While a contractor may attempt to comply with the contract requirement of a TIA to demonstrate its alleged delay, contractors’ TIA submissions often contain errors that make the analysis results ineffective or unreliable. The following are five mistakes that are commonly made in the preparation or submission of a TIA.

  1. Late Submission: When a TIA is a contract requirement, the timing of the submission is critical. Often contracts will specify the time frame in which the contractor must submit a TIA. This is to provide notice and allow the owner the opportunity to evaluate the potential time impact and attempt to mitigate the potential delay before it is realized. It is not uncommon for a TIA to be submitted well after a potential delay event has occurred. When this happens, the owner may be prevented from investigating, documenting, and mitigating the alleged delay. Also, when the TIA is submitted late, the owner then has the added burden of evaluating the performance of all the work in the impact period and not just the alleged impact.
  2. Incorrect TIA Baseline Schedule: A TIA requires that the delay event fragnet be inserted into the most recent owner-reviewed project schedule prior to the start of the delay event. This schedule becomes the analysis baseline or unimpacted schedule. This reliance on the schedule update that is in effect before the impact began as the basis of the analysis is one of the cornerstone concepts upon which the TIA method is founded. There are two primary reasons it is important to use the schedule update that is in effect immediately before the impact began. First, this schedule update includes all of the completed project work scope and all previous impacts and events up to the schedule’s data date and, therefore, that schedule depicts the project’s status immediately before the impact started. Second, and perhaps more important, is that as the project progresses, the performance of the work and impacts occur chronologically. This chronological occurrence of work and impacts affect the project’s completion date. By using the schedule update in effect before the impact started, the TIA’s baseline schedule captures the most current and accurate forecasted project completion date just before the start of the delay event. Therefore, it can be concluded that the delay resulting from the insertion of the TIA’s fragnet is directly attributable to the impact described in the TIA. Sometimes, contractors opt to use the project’s Baseline Schedule or another early project schedule update despite those schedules not being the schedule update immediately prior to the start of the impact. This is inappropriate because, as described above, the project’s plan often evolves over time in response to many factors. As such, relevant project information, including previous project delays, is ignored when the most recently reviewed schedule update before the impact is not used to estimate the delay of a new impact. If the incorrect schedule is used as the basis of the TIA, delay caused by another known or unknown impact is often presented as delay attributable to the alleged impact’s fragnet, which is a misrepresentation that renders the TIA inaccurate.

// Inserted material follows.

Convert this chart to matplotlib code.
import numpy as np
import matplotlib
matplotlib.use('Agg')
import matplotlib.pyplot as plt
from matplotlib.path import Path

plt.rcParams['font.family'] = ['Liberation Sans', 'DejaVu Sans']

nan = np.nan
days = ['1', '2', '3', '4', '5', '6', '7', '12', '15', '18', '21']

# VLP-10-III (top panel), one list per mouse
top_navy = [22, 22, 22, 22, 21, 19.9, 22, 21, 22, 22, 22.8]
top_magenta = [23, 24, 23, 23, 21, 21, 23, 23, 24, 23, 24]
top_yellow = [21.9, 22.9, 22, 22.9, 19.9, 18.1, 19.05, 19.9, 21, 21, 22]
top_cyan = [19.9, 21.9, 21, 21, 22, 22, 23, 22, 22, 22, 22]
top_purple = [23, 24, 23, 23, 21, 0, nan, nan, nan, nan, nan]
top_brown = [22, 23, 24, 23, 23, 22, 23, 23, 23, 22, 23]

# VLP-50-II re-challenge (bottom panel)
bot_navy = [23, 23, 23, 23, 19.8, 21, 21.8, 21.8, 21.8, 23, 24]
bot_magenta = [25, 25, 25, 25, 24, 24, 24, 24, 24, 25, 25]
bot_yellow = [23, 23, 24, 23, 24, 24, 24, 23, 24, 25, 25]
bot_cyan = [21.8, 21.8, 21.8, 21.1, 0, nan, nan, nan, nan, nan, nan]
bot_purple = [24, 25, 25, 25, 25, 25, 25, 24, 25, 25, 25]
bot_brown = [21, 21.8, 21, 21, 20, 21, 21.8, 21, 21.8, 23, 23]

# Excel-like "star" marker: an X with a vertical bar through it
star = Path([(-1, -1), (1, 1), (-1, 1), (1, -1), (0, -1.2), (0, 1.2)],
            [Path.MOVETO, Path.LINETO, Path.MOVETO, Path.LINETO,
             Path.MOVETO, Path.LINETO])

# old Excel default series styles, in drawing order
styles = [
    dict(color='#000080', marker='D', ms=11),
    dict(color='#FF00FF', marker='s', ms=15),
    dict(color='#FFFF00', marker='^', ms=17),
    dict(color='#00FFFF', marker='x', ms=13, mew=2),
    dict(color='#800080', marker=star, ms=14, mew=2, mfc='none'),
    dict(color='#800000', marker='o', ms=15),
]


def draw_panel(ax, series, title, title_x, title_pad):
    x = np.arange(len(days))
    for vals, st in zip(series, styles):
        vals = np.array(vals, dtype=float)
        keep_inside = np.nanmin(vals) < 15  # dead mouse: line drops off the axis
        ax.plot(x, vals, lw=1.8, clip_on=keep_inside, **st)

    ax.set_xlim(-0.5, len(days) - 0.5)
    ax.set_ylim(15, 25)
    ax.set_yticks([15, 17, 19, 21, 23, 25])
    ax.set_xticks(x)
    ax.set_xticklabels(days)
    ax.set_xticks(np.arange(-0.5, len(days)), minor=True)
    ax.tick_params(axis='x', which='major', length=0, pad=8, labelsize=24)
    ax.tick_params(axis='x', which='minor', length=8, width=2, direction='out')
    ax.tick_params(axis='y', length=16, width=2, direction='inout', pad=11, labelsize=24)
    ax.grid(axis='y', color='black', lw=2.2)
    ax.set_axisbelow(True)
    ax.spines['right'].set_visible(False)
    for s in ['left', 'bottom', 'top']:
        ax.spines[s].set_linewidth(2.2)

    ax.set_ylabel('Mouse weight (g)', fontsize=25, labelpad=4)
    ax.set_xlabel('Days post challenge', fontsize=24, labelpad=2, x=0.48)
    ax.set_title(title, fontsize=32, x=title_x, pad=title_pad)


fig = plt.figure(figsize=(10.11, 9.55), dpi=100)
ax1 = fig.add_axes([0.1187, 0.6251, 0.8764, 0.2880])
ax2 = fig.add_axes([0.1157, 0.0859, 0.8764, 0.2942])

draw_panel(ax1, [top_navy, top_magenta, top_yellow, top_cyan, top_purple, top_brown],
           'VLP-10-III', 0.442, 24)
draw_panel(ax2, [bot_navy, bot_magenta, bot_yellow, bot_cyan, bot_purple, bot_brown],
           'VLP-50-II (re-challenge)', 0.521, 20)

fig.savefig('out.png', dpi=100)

  3. Using One Long Single-Activity Fragnet: A fragnet is composed of one or more activities that describe the scope of the delay event. Another error that contractors often make is depicting an impact that is composed of many events over multiple months as one long single-activity fragnet. There are several issues with this approach. First, a long single-activity fragnet, which spans several months, does not provide enough detail for the owner to verify the events that are causing the alleged delay. Second, each of the fragnet activities should also be logically tied to the relevant original work scope activities in the unimpacted schedule. This is difficult or even impossible to accomplish with one long, single activity that represents multiple events and actions. And third, the use of a long, one-activity fragnet can give the illusion that the fragnet, and, thus, the impact, is responsible for more delay than forecasted in the contemporaneous schedule updates. For example, let’s assume we have a project with monthly schedule updates. If a contractor inserts a 6-month-long fragnet activity into Update 1, then the delay forecasted in the impacted schedule assumes all of the other project work made expected progress during the 6-month duration of the fragnet. While this could be the case, it is also possible that other work that is not related to the fragnet was actually responsible for delaying the project during the fragnet’s six-month duration, and this actual cause of delay would be masked by the inappropriately modeled fragnet.

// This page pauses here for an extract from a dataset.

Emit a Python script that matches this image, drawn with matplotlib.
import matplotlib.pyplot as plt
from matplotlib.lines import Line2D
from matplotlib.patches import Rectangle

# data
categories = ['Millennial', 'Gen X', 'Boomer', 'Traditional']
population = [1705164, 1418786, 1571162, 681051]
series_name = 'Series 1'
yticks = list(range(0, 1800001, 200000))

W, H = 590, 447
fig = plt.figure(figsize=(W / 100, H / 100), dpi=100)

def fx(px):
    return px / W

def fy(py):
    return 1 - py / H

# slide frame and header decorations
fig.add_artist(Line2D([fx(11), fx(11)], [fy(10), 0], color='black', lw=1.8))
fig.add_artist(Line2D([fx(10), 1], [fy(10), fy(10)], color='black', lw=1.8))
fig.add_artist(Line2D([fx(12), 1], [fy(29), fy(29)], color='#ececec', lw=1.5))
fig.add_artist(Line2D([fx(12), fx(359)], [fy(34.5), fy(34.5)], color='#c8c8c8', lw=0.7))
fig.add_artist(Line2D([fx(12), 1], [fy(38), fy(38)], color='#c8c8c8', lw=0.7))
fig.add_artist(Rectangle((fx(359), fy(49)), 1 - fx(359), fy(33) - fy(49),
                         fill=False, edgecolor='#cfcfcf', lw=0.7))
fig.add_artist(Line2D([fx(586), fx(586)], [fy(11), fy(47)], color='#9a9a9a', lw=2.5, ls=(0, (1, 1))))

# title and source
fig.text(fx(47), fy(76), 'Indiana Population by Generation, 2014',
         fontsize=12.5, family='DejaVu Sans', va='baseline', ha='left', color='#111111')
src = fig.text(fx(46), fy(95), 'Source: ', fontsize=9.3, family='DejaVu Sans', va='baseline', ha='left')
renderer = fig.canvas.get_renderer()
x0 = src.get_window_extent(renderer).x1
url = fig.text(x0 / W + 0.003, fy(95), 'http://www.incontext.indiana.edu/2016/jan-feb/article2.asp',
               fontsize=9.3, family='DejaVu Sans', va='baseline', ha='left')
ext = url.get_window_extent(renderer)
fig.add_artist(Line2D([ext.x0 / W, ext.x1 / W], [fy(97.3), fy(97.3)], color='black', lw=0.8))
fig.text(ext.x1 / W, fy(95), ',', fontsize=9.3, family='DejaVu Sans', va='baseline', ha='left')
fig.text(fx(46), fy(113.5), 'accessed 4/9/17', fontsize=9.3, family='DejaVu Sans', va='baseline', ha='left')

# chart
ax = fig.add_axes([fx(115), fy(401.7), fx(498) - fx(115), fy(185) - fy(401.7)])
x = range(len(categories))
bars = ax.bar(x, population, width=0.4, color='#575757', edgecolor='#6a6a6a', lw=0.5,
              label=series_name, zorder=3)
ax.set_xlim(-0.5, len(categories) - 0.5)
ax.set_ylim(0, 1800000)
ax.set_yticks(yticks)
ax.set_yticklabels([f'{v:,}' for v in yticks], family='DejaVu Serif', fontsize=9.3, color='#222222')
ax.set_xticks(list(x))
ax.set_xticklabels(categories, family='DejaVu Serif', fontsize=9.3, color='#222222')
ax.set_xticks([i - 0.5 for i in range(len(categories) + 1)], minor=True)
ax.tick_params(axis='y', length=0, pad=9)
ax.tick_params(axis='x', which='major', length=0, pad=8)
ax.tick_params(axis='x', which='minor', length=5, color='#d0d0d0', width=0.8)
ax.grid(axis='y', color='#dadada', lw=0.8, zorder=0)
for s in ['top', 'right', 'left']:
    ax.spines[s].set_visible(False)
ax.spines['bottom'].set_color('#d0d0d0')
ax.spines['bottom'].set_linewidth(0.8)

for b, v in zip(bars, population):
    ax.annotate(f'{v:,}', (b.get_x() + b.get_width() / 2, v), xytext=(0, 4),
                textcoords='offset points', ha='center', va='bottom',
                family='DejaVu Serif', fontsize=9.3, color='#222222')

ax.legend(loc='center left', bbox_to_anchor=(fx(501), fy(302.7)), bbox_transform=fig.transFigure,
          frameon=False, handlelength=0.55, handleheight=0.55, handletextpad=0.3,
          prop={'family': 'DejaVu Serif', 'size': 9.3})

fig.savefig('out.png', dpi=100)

  4. The Fragnet Does Not Accurately Reflect the Contemporaneous Events: This error occurs with TIAs that are created after the delay or impact has occurred, a methodology commonly known as a Retrospective TIA. When creating a Retrospective TIA, the contractor has the benefit of being able to look back at delay events with information well after the impact occurred. In a Retrospective TIA, the contractor will insert a fragnet into the unimpacted schedule with information that was not known contemporaneously. This can be a problem because the fragnet may not consider what was known and what was critical on the data date of the unimpacted schedule or the contemporaneous schedule updates during the fragnet’s duration. In these situations, the contractor has a responsibility to explain why the delay shown in the contemporaneous schedules is not a reflection of the true delay to the project. This is a step that is important but is often missed in a TIA submission, and a necessary aspect of any Retrospective TIA performed.

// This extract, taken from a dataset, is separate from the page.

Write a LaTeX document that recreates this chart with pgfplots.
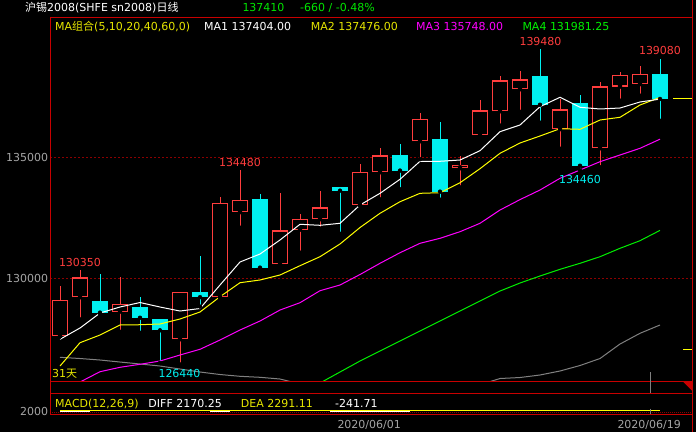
\documentclass[border=0pt]{standalone}
\usepackage{fontspec}
\setmainfont{DejaVu Sans}
\newfontfamily\cjk{Noto Sans CJK SC}
\usepackage{pgfplots}
\usepackage{pgfplotstable}
\pgfplotsset{compat=1.18}

\definecolor{upred}{RGB}{255,61,61}
\definecolor{dncyan}{RGB}{0,240,240}
\definecolor{frame}{RGB}{200,0,0}
\definecolor{gridred}{RGB}{140,0,0}
\definecolor{may}{RGB}{255,255,0}
\definecolor{mam}{RGB}{255,0,255}
\definecolor{mag}{RGB}{0,240,0}
\definecolor{magrey}{RGB}{128,128,128}
\definecolor{txtgrey}{RGB}{165,165,165}
\definecolor{txtgreen}{RGB}{0,230,0}
\definecolor{txtyel}{RGB}{230,230,0}
\newcommand\fs{\fontsize{11bp}{13bp}\selectfont}

% daily candles: index, open, high, low, close
\pgfplotstableread{
x open high low close
0 127600 129680 127600 129090
1 129215 130350 128300 130040
3 128620 130050 127790 128930
6 127480 129450 126440 129450
8 129215 133360 129215 133100
9 132730 134480 132090 133240
11 130580 133525 130580 131980
12 132010 132660 131060 132450
13 132440 133610 132050 132930
15 133020 134720 133020 134390
16 134380 135380 133265 135080
18 135660 136830 134920 136570
20 134545 135050 133760 134670
21 135910 137370 135810 136940
22 136900 138360 136310 138180
23 137810 138570 136880 138220
25 136160 137400 135355 136980
27 135370 138110 134590 137930
28 137920 138525 137340 138390
29 138020 138770 137545 138430
}\upc
\pgfplotstableread{
x open high low close
2 129060 130180 128540 128580
4 128810 129230 127750 128370
5 128300 128320 126500 127850
7 129420 130920 128830 129220
10 133280 133470 130310 130440
14 133770 133780 131840 133620
17 135080 135550 133680 134450
19 135760 136460 133250 133580
24 138360 139480 136430 137170
26 137240 137570 134460 134650
30 138440 139080 136510 137410
}\dnc

\begin{document}
\begin{tikzpicture}
\fill[black] (0,0) rectangle (696bp,-432bp);

% ---- price panel
\begin{axis}[
  at={(50bp,-381.7bp)}, anchor=south west,
  scale only axis, width=642bp, height=364.7bp,
  xmin=-0.5, xmax=31.6, ymin=125728, ymax=140797,
  axis line style={draw=none}, major tick length=0,
  xtick=\empty, ytick={130000,135000}, yticklabels={130000,135000},
  scaled y ticks=false,
  yticklabel style={font=\fs, text=txtgrey, inner sep=0pt, xshift=-1.7bp},
  ymajorgrids, grid style={gridred, line width=1bp, dash pattern=on 2bp off 2bp},
]
% up candles: wick, outline, hollow inside
\addplot[only marks, mark=none, error bars/.cd, y dir=plus, y explicit, error mark=none,
  error bar style={draw=upred, line width=1bp}]
  table[x=x, y=low, y error plus expr=\thisrow{high}-\thisrow{low}] {\upc};
\addplot[only marks, mark=none, error bars/.cd, y dir=plus, y explicit, error mark=none,
  error bar style={draw=upred, line width=16bp}]
  table[x=x, y=open, y error plus expr=\thisrow{close}-\thisrow{open}] {\upc};
\addplot[only marks, mark=none, error bars/.cd, y dir=plus, y explicit, error mark=none,
  error bar style={draw=black, line width=13.6bp}]
  table[x=x, y expr=\thisrow{open}+48, y error plus expr=\thisrow{close}-\thisrow{open}-96] {\upc};
% down candles
\addplot[only marks, mark=none, error bars/.cd, y dir=plus, y explicit, error mark=none,
  error bar style={draw=dncyan, line width=1bp}]
  table[x=x, y=low, y error plus expr=\thisrow{high}-\thisrow{low}] {\dnc};
\addplot[only marks, mark=none, error bars/.cd, y dir=plus, y explicit, error mark=none,
  error bar style={draw=dncyan, line width=16bp}]
  table[x=x, y=close, y error plus expr=\thisrow{open}-\thisrow{close}] {\dnc};

% moving averages
\addplot[magrey, line width=1bp] coordinates {(0,126736)(1,126686)(2,126624)(3,126541)(4,126459)(5,126376)(6,126252)(7,126129)(8,126025)(9,125951)(10,125910)(11,125839)(12,125633)(13,125400)(14,125400)(15,125400)(16,125400)(17,125400)(18,125400)(19,125400)(20,125400)(21,125603)(22,125860)(23,125901)(24,126005)(25,126170)(26,126397)(27,126686)(28,127285)(29,127728)(30,128071)};
\addplot[mag, line width=1bp] coordinates {(13,125674)(14,126129)(15,126583)(16,126996)(17,127410)(18,127823)(19,128236)(20,128649)(21,129062)(22,129475)(23,129806)(24,130095)(25,130372)(26,130620)(27,130893)(28,131240)(29,131554)(30,131981)};
\addplot[mam, line width=1bp] coordinates {(0,125302)(1,125715)(2,126141)(3,126323)(4,126447)(5,126583)(6,126831)(7,127067)(8,127451)(9,127864)(10,128236)(11,128690)(12,128992)(13,129488)(14,129723)(15,130157)(16,130620)(17,131058)(18,131446)(19,131653)(20,131926)(21,132273)(22,132822)(23,133252)(24,133649)(25,134132)(26,134475)(27,134818)(28,135095)(29,135372)(30,135748)};
\addplot[may, line width=1bp] coordinates {(0,126376)(1,127339)(2,127657)(3,128071)(4,128082)(5,128112)(6,128319)(7,128608)(8,129240)(9,129818)(10,129930)(11,130137)(12,130521)(13,130893)(14,131418)(15,132099)(16,132686)(17,133165)(18,133512)(19,133537)(20,133950)(21,134529)(22,135165)(23,135591)(24,135880)(25,136182)(26,136157)(27,136541)(28,136653)(29,137161)(30,137476)};
\addplot[white, line width=1bp] coordinates {(0,127480)(1,127947)(2,128566)(3,128814)(4,129000)(5,128814)(6,128649)(7,128752)(8,129723)(9,130674)(10,131004)(11,131583)(12,132232)(13,132190)(14,132273)(15,133029)(16,133512)(17,134091)(18,134835)(19,134835)(20,134888)(21,135273)(22,136058)(23,136335)(24,137091)(25,137479)(26,137066)(27,136996)(28,137037)(29,137285)(30,137404)};
% last-price ticks at the right
\addplot[may, line width=1bp] coordinates {(30.65,137410)(31.6,137410)};
\addplot[may, line width=1bp] coordinates {(31.15,127040)(31.6,127040)};
\end{axis}

% ---- MACD panel
\begin{axis}[
  at={(50bp,-414bp)}, anchor=south west,
  scale only axis, width=642bp, height=20.7bp,
  xmin=-0.5, xmax=31.6, ymin=1921, ymax=3991,
  axis line style={draw=none}, xtick=\empty, ytick=\empty,
]
\addplot[gridred, line width=1bp, dash pattern=on 1bp off 1bp] coordinates {(-0.5,2121)(31.6,2121)};
\addplot[may, line width=1bp] coordinates {(0,2291)(30,2291)};
\addplot[white, line width=1bp] coordinates {(0,2170)(1.5,2170)};
\addplot[white, line width=1bp] coordinates {(7.5,2170)(8.5,2170)};
\addplot[white, line width=1bp] coordinates {(13.5,2170)(17.5,2170)};
\end{axis}

\begin{scope}[x=1bp, y=-1bp]
% frame
\draw[frame, line width=1bp] (50,17.3) -- (692.3,17.3);
\draw[frame, line width=1bp] (50,17.3) -- (50,414);
\draw[frame, line width=1bp] (692.3,0) -- (692.3,432);
\draw[frame, line width=1bp] (50,381.7) -- (692.3,381.7);
\draw[frame, line width=1bp] (50,393.3) -- (692.3,393.3);
\draw[frame, line width=1bp] (50,414) -- (692.3,414);
\fill[frame] (683,381.7) -- (692.3,381.7) -- (692.3,391) -- cycle;
\draw[magrey, line width=1bp] (650.3,372) -- (650.3,393.3);
\draw[magrey, line width=1bp] (650.3,408.5) -- (650.3,414);

% header rows
\node[anchor=base west, inner sep=0, text=white, font=\fs] at (25,11.5) {{\cjk 沪锡}2008(SHFE sn2008){\cjk 日线}};
\node[anchor=base west, inner sep=0, text=txtgreen, font=\fs] at (242.3,11.5) {137410};
\node[anchor=base west, inner sep=0, text=txtgreen, font=\fs] at (300,11.5) {-660 / -0.48\%};
\node[anchor=base west, inner sep=0, text=txtyel, font=\fs] at (55,30.5) {MA{\cjk 组合}(5,10,20,40,60,0)};
\node[anchor=base west, inner sep=0, text=white, font=\fs] at (204,30.5) {MA1 137404.00};
\node[anchor=base west, inner sep=0, text=txtyel, font=\fs] at (310.7,30.5) {MA2 137476.00};
\node[anchor=base west, inner sep=0, text=mam, font=\fs] at (416,30.5) {MA3 135748.00};
\node[anchor=base west, inner sep=0, text=mag, font=\fs] at (522.3,30.5) {MA4 131981.25};

% extremes
\node[anchor=base, inner sep=0, text=upred, font=\fs] at (80,266) {130350};
\node[anchor=base, inner sep=0, text=upred, font=\fs] at (240,166) {134480};
\node[anchor=base, inner sep=0, text=upred, font=\fs] at (540.5,45.3) {139480};
\node[anchor=base, inner sep=0, text=upred, font=\fs] at (660,54) {139080};
\node[anchor=base, inner sep=0, text=dncyan, font=\fs] at (179.5,377.3) {126440};
\node[anchor=base, inner sep=0, text=dncyan, font=\fs] at (580,183.3) {134460};
\node[anchor=base west, inner sep=0, text=txtyel, font=\fs] at (52,377.3) {31{\cjk 天}};

% MACD row
\node[anchor=base west, inner sep=0, text=txtyel, font=\fs] at (55,407) {MACD(12,26,9)};
\node[anchor=base west, inner sep=0, text=white, font=\fs] at (148.3,407) {DIFF 2170.25};
\node[anchor=base west, inner sep=0, text=txtyel, font=\fs] at (240.7,407) {DEA 2291.11};
\node[anchor=base west, inner sep=0, text=white, font=\fs] at (335,407) {-241.71};
\node[anchor=base east, inner sep=0, text=txtgrey, font=\fs] at (48.3,415.5) {2000};

% dates
\node[anchor=base west, inner sep=0, text=txtgrey, font=\fs] at (337.3,428.5) {2020/06/01};
\node[anchor=base west, inner sep=0, text=txtgrey, font=\fs] at (617.3,428.5) {2020/06/19};
\end{scope}

\pgfresetboundingbox
\path (0,0) rectangle (696bp,-432bp);
\end{tikzpicture}
\end{document}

  5. Combining Multiple Impacts and Their Fragnets into One TIA: Another common error occurs when contractors submit a TIA with multiple fragnets to represent multiple proposed delay events. This is incorrect because when construction contracts require the contractor to prepare and submit a TIA for a time extension the contract usually specifies that a TIA should only be used to quantify the delay of one event at a time. This is also an issue because often, contractors add together the resultant delay from each event to calculate the total delay instead of reconciling the concurrency between delay events or identifying the project’s critical path, and, therefore, forecasting more delay than the project actually experienced. Given the common occurrence of this error, and the significant erroneous results that it often generates, a full discussion with examples will be the subject of a future posting.

To avoid these errors and to produce a more accurate depiction of the delay caused by an event, the contractor should do the following:

  • Submit timely notice of the potential delay.
  • Then, within the time allotted by contact, prepare and submit a TIA for the alleged delay event.
  • In the preparation of the TIA, create a simple fragnet that models each element of the changed work scope. Tie the fragnet activities to existing original work scope activities in the appropriate unimpacted schedule. If the delay event spans several schedule updates, consider using several unimpacted schedules in an analysis and insert relevant portions of the fragnet into each unimpacted schedule.
  • If the cause of delay calculated in the TIA is different from what is shown in the contemporaneous schedules, explain why the contemporaneous schedules do not correctly represent the actual project delays.